Little attention has been given to the concept that both global stationarity and spatial-temporal non-stationarity exist. This paper proposed the MGTWR model, which divides the explanatory variables into stationary and spatial-temporal non-stationary variables, to complement the current literature regarding studies of geospatial regression. Furthermore, because the constant and spatial-temporal varying coefficients cannot be estimated in one step, the two-stage least squares estimation was introduced to calibrate the MGTWR model. Both simulation and real data experiments were conducted, and the performance of the MGTWR model was verified. Notably, it is important to explore spatial-temporal variations from global and local perspectives in the spatial modeling.
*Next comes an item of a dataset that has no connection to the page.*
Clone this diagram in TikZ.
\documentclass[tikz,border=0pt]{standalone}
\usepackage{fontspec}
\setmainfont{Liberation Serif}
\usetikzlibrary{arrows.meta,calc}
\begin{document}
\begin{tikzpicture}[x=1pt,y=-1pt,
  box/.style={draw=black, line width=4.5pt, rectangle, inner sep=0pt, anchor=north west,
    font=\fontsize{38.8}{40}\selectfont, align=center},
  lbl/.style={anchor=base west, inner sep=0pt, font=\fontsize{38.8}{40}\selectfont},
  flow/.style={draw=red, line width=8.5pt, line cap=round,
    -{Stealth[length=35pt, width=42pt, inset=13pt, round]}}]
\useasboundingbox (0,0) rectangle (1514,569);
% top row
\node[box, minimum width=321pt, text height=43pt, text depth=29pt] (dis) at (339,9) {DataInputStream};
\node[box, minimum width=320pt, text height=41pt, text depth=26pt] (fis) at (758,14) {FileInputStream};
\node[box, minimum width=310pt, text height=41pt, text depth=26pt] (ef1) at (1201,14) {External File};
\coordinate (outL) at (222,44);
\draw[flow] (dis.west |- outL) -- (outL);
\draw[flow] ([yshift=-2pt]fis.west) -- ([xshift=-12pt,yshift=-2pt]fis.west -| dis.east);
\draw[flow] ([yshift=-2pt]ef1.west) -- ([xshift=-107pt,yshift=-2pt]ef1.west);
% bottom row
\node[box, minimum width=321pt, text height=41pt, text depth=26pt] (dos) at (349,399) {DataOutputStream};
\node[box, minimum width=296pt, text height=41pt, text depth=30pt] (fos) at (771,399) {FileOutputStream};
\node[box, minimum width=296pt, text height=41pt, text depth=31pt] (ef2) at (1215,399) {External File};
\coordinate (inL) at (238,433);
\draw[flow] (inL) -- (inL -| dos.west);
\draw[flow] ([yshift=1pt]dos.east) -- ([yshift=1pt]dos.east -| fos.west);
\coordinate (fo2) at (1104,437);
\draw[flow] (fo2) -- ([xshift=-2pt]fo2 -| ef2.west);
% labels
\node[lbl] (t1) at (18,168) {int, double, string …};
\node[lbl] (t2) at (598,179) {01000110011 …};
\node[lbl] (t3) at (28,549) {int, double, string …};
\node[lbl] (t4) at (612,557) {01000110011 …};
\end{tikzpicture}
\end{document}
First, the experiment demonstrated that the MGTWR model had greater accuracy than the MGWR and GTWR models under conditions of stationarity and spatial-temporal non-stationarity. The constant and spatial-temporal estimation surfaces of the MGTWR model were almost consistent with the true values in the simulated data experiment. Second, the real data experiment proved the existence of both global stationarity and spatial-temporal non-stationarity, as well as the practical applicability of the proposed method. Finally, we demonstrated how to achieve the following goals using the MGTWR model: (i) develop a clear recognition of global and spatial-temporally varying coefficients; (ii) based on the above condition, establish the MGTWR model and calculate the fitting values of coefficients and dependent variables; and (iii) evaluate the efficiency of the MGTWR model using diagnostic indices.

Although we have performed numerous studies, some limitations should be addressed in further studies. During the experiment, we found the computational procedure of the MGTWR model to be computationally intensive and time consuming because of the size of the hat matrix. A further study will be performed to improve the computational performance by optimizing the complex weighting and hat matrixes.